For a country seeking to strengthen its democratic foundations, these glimmers of light must not only be acknowledged; they must be amplified, institutionalised, and demanded across all states.

But the most troubling revelation is that 18 States of the Federation publish nothing at all—nothing. In a constitutional democracy, such silence is not an administrative oversight; it is an institutional failure. The fact that six states provide only partial or outdated information is hardly better.

This is deeply troubling. Local governments are the closest tier of government to the people. They are entrusted with the delivery of primary healthcare, basic education, rural infrastructure, and sanitation—services that define the quality of daily life for millions. Yet the finances that underpin these responsibilities remain shrouded in opacity. The result is a dangerous disconnect between public funds and public accountability.

The process, on paper, appears orderly. Local government chairmen prepare appropriation bills. Legislative councils approve them. Allocations are disbursed monthly from the Federation Account. But beyond this procedural façade lies a troubling void. Where are the published budgets? Where is the breakdown of expenditures? Where is the evidence that public funds are serving the public good?

In the absence of transparency, accountability becomes impossible.

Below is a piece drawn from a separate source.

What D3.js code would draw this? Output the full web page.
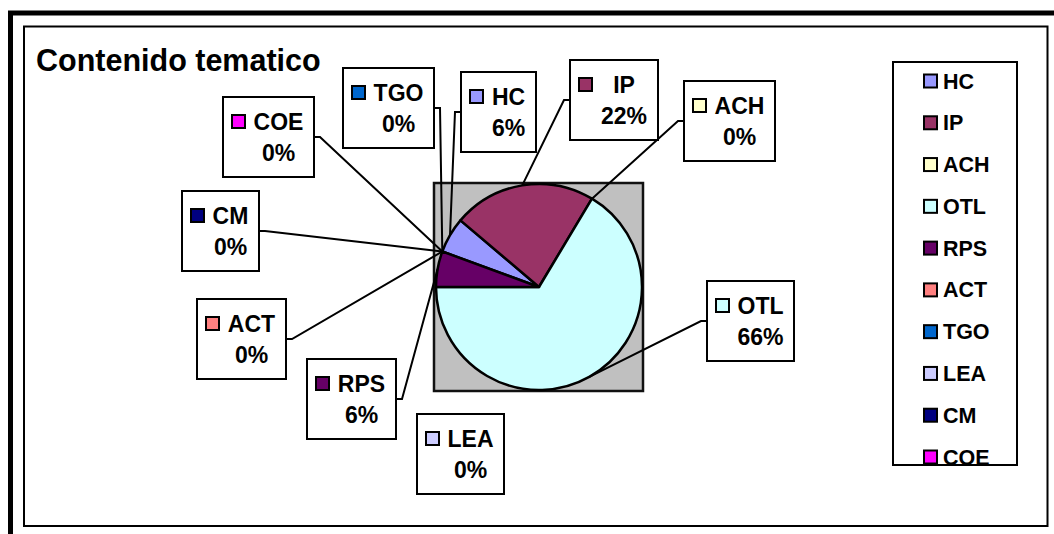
<!DOCTYPE html>
<html>
<head>
<meta charset="utf-8">
<script src="https://cdn.jsdelivr.net/npm/d3@7"></script>
<style>
  html, body { margin: 0; padding: 0; background: #fff; }
  svg { display: block; }
  text { font-family: "Liberation Sans", Arial, Helvetica, sans-serif; font-weight: bold; fill: #000; }
</style>
</head>
<body>
<script>
// ---- data ----
const title = "Contenido tematico";
const categories = ["HC", "IP", "ACH", "OTL", "RPS", "ACT", "TGO", "LEA", "CM", "COE"];
const values = [5.6, 22.4, 0, 66.4, 5.6, 0, 0, 0, 0, 0];
const colors = ["#9999FF", "#993366", "#FFFFCC", "#CCFFFF", "#660066", "#FF8080", "#0066CC", "#CCCCFF", "#000080", "#FF00FF"];

// ---- layout (positions of label boxes, in px) ----
const labelBoxes = {
  HC:  { x: 461, y: 72,  w: 75, leader: true },
  IP:  { x: 570, y: 60,  w: 88, leader: true },
  ACH: { x: 684, y: 81,  w: 91, leader: true },
  OTL: { x: 707, y: 281, w: 87, leader: true },
  RPS: { x: 307, y: 359, w: 89, leader: true },
  ACT: { x: 197, y: 299, w: 89, leader: true },
  TGO: { x: 343, y: 68,  w: 91, leader: true },
  LEA: { x: 417, y: 414, w: 87, leader: false },
  CM:  { x: 182, y: 191, w: 77, leader: true },
  COE: { x: 223, y: 97,  w: 91, leader: true }
};
const boxH = 80;

const W = 1054, H = 534;
const svg = d3.select("body").append("svg").attr("width", W).attr("height", H);
svg.append("rect").attr("width", W).attr("height", H).attr("fill", "#fff");

// outer thick frame
svg.append("rect").attr("x", 10.5).attr("y", 13).attr("width", 1200).attr("height", 700)
  .attr("fill", "none").attr("stroke", "#000").attr("stroke-width", 5);
// inner chart-area frame
svg.append("rect").attr("x", 24).attr("y", 26.5).attr("width", 1023.5).attr("height", 499.5)
  .attr("fill", "#fff").attr("stroke", "#000").attr("stroke-width", 2);

// title
svg.append("text").attr("x", 36).attr("y", 70.5).style("font-size", "30.5px").text(title);

// plot area
const plot = { x: 434, y: 183, w: 209, h: 208 };
svg.append("rect").attr("x", plot.x).attr("y", plot.y).attr("width", plot.w).attr("height", plot.h)
  .attr("fill", "#C0C0C0").attr("stroke", "#111").attr("stroke-width", 2.5);

const cx = 539, cy = 287, r = 103;
const data = categories.map((c, i) => ({ name: c, value: values[i], color: colors[i] }));
const total = d3.sum(values);

// first slice angle: zero-value slices sit at the RPS/HC boundary, OTL ends at 9 o'clock
const rpsSpan = values[4] / total * 2 * Math.PI;
const start = 1.5 * Math.PI + rpsSpan;
const pie = d3.pie().sort(null).value(d => d.value).startAngle(start).endAngle(start + 2 * Math.PI);
const arcs = pie(data);
const arc = d3.arc().innerRadius(0).outerRadius(r);
const edge = d3.arc().innerRadius(r).outerRadius(r);

const g = svg.append("g").attr("transform", `translate(${cx},${cy})`);
g.selectAll("path").data(arcs.filter(d => d.value > 0)).join("path")
  .attr("d", arc).attr("fill", d => d.data.color)
  .attr("stroke", "#000").attr("stroke-width", 2.5).attr("stroke-linejoin", "round");

// leader lines
const leaders = svg.append("g");
arcs.forEach(d => {
  const b = labelBoxes[d.data.name];
  if (!b.leader) return;
  const [px, py] = edge.centroid(d);
  const ax = cx + px, ay = cy + py;
  const midY = b.y + boxH / 2;
  const left = (b.x + b.w / 2) < ax;
  const x0 = left ? b.x + b.w : b.x;
  const x1 = left ? x0 + 6 : x0 - 6;
  leaders.append("path")
    .attr("d", d3.line()([[x0, midY], [x1, midY], [ax, ay]]))
    .attr("fill", "none").attr("stroke", "#000").attr("stroke-width", 2);
});

// data labels
const fmt = v => Math.round(v / total * 100) + "%";
arcs.forEach(d => {
  const b = labelBoxes[d.data.name];
  const lg = svg.append("g");
  lg.append("rect").attr("x", b.x).attr("y", b.y).attr("width", b.w).attr("height", boxH)
    .attr("fill", "#fff").attr("stroke", "#000").attr("stroke-width", 2);
  lg.append("rect").attr("x", b.x + 9).attr("y", b.y + 18).attr("width", 13).attr("height", 13)
    .attr("fill", d.data.color).attr("stroke", "#000").attr("stroke-width", 2);
  const tcx = b.x + (b.w + 20) / 2;
  lg.append("text").attr("x", tcx).attr("y", b.y + 32.5).attr("text-anchor", "middle")
    .style("font-size", "23px").text(d.data.name);
  lg.append("text").attr("x", tcx).attr("y", b.y + 63.5).attr("text-anchor", "middle")
    .style("font-size", "23px").text(fmt(d.data.value));
});

// legend
const legend = svg.append("g");
legend.append("rect").attr("x", 893).attr("y", 62).attr("width", 124).attr("height", 403)
  .attr("fill", "#fff").attr("stroke", "#000").attr("stroke-width", 2);
const ly = d3.scalePoint().domain(categories).range([81, 457]);
categories.forEach((c, i) => {
  const y = ly(c);
  legend.append("rect").attr("x", 924).attr("y", y - 6.5).attr("width", 13).attr("height", 13)
    .attr("fill", colors[i]).attr("stroke", "#000").attr("stroke-width", 2);
  legend.append("text").attr("x", 943).attr("y", y + 7.5).style("font-size", "21.5px").text(c);
});
</script>
</body>
</html>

Citizens cannot question what they cannot see. Civil society cannot track what is not disclosed. Journalists cannot investigate what is hidden. Thus, a system meant to serve the people is effectively insulated from them.

This opacity has consequences—real, tangible, and devastating. Across Nigeria, primary health centres remain under-equipped, rural roads fall into disrepair, and basic education struggles for survival. These are not abstract failures; they are the lived realities of millions. When the tier of government closest to the people is the least transparent, development does not merely stall—it regresses.

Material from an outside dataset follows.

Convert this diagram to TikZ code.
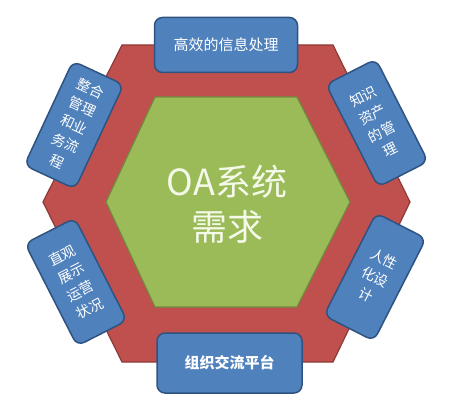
\documentclass[tikz,border=0pt]{standalone}
\usepackage{fontspec}
\newfontfamily\cjk{Noto Sans CJK SC}
\definecolor{redfill}{HTML}{C0504D}
\definecolor{redline}{HTML}{8C3A38}
\definecolor{greenfill}{HTML}{9BBB59}
\definecolor{greenline}{HTML}{71893F}
\definecolor{bluefill}{HTML}{4F81BD}
\definecolor{blueline}{HTML}{2F5380}
\definecolor{centertext}{HTML}{F4F9EA}
\tikzset{
  redhex/.style={fill=redfill, draw=redline, line width=1.2pt, line join=miter},
  greenhex/.style={fill=greenfill, draw=greenline, line width=1.2pt, line join=miter},
  infobox/.style={fill=bluefill, draw=blueline, line width=1.5pt, rounded corners=8pt,
    text=white, align=center, inner sep=0pt},
  sidebox/.style={infobox, minimum width=56pt, minimum height=115pt,
    font=\cjk\fontsize{14}{20}\selectfont},
  flatbox/.style={infobox, font=\cjk\fontsize{15}{18}\selectfont},
}
\begin{document}
\begin{tikzpicture}[x=1pt,y=-1pt]
\useasboundingbox[fill=white] (0,0) rectangle (461,417);
% red outer hexagon
\draw[redhex] (122,45) -- (333,45) -- (410,202) -- (333,362) -- (122,362) -- (43,202) -- cycle;
% green inner hexagon
\draw[greenhex] (155,97) -- (297,97) -- (350,202) -- (297,307) -- (155,307) -- (106,202) -- cycle;
% centre text
\node[text=centertext, font=\cjk\fontsize{36}{45}\selectfont, align=center] (core) at (227,204) {OA系统\\需求};
% boxes
\node[flatbox, minimum width=143pt, minimum height=55pt] (top) at (226,45) {高效的信息处理};
\node[flatbox, minimum width=145pt, minimum height=60pt, font=\cjk\bfseries\fontsize{15}{18}\selectfont] (bottom) at (229.5,363) {组织交流平台};
\node[sidebox, rotate=-25] (ul) at (74,125) {整合\\管理\\和业\\务流\\程};
\node[sidebox, rotate=27] (ur) at (377,123) {知识\\资产\\的管\\理};
\node[sidebox, rotate=27] (ll) at (76,282) {直观\\展示\\运营\\状况};
\node[sidebox, rotate=-27] (lr) at (375,277) {人性\\化设\\计};
\end{tikzpicture}
\end{document}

The implications are constitutional as well as moral. The 1999 Constitution guarantees a system of democratically elected local governments. But democracy without transparency is a hollow promise. A government that does not disclose its finances cannot claim to be accountable, and one that is not accountable cannot claim legitimacy.

It is no longer sufficient to treat this as a technical lapse or administrative gap. In an age where digital tools make information dissemination instantaneous, the refusal—or failure—to publish LGA budget data is a matter of political will. It suggests a deliberate preference for opacity over openness, for discretion over duty.

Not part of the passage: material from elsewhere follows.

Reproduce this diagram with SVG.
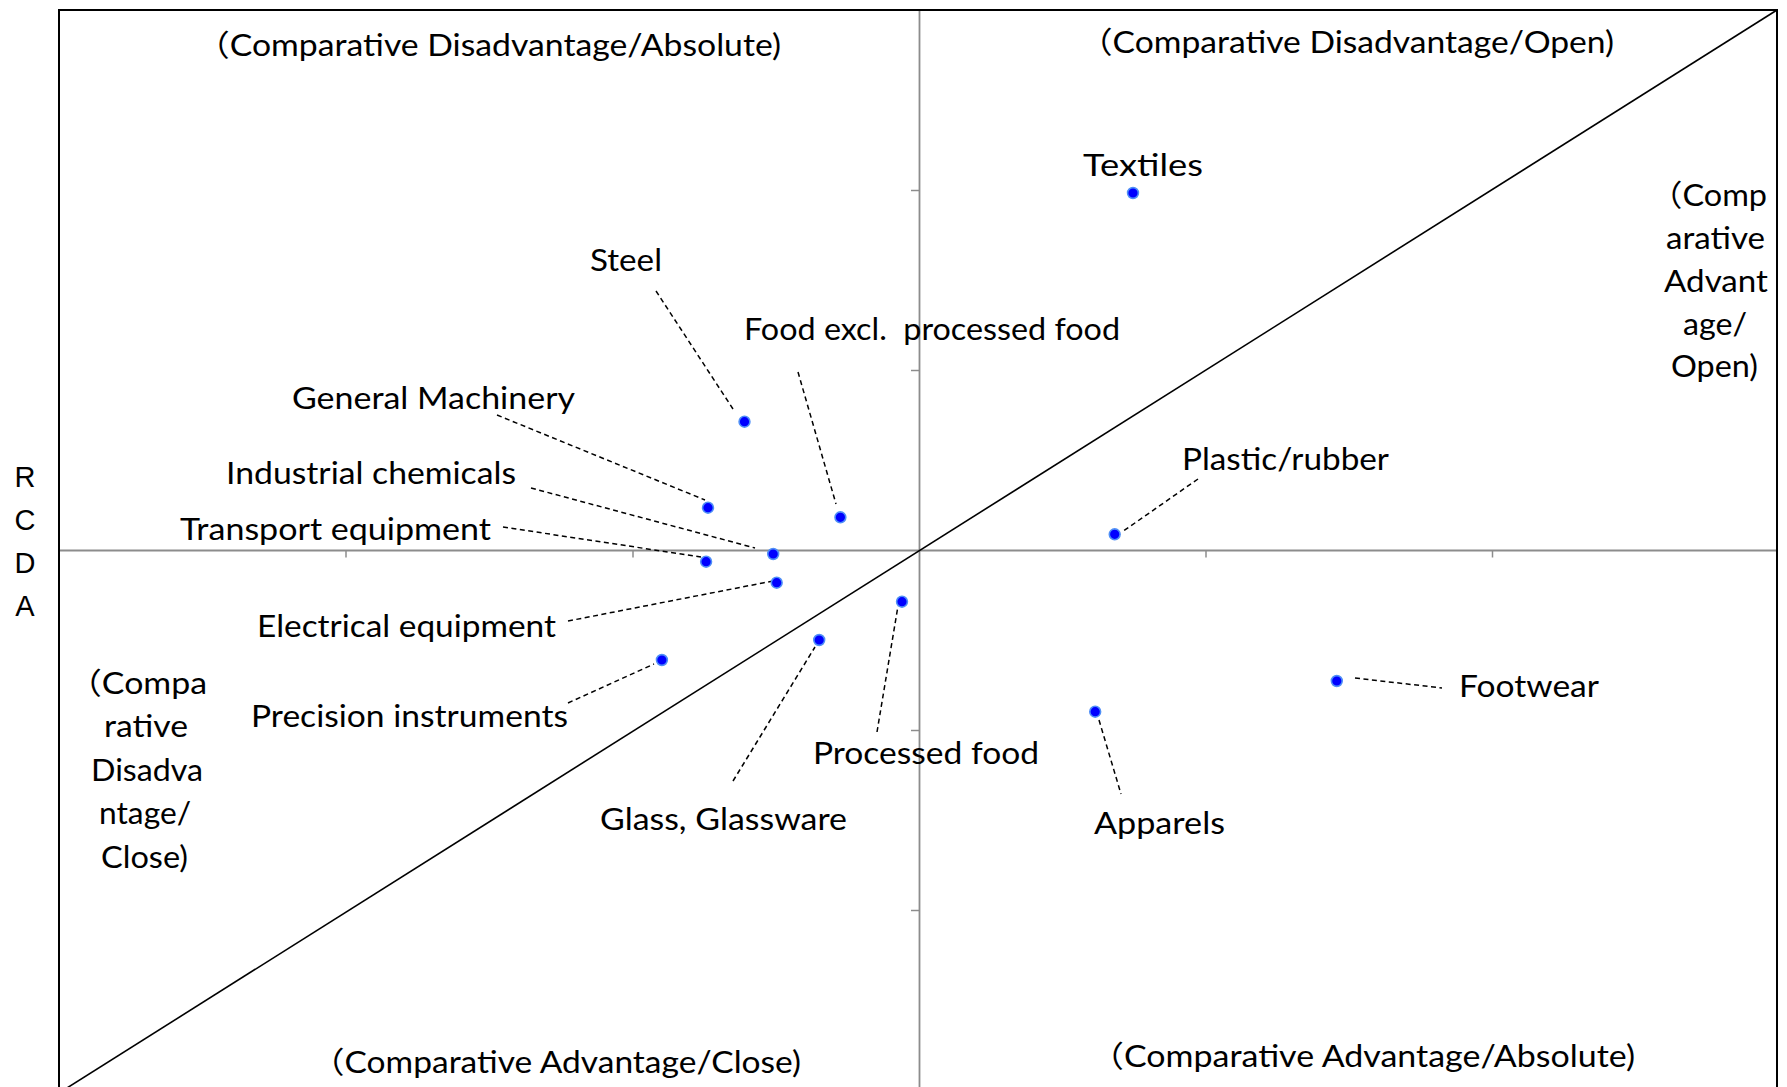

Nigeria must confront this reality with urgency. The publication of local government budgets should not be optional; it should be mandatory, standardised, and enforceable. State governments should ensure that LGA finances are transparent and accessible. Anything less is a betrayal of public trust.

The phrase “missing tier” is, in this context, painfully apt. Local governments in Nigeria are present in law and funded in practice, yet absent where it matters most—in transparency, accountability, and impact.

A democracy cannot thrive in darkness. If Nigeria is to fulfil its promise of governance for the people, by the people, and for the people, then the light of transparency must reach every tier—especially the one closest to the ground.

Until then, politicians and political office holders stand indicted that the Nigerian people will continue to fund a system they cannot see, cannot question, and, too often, cannot benefit from.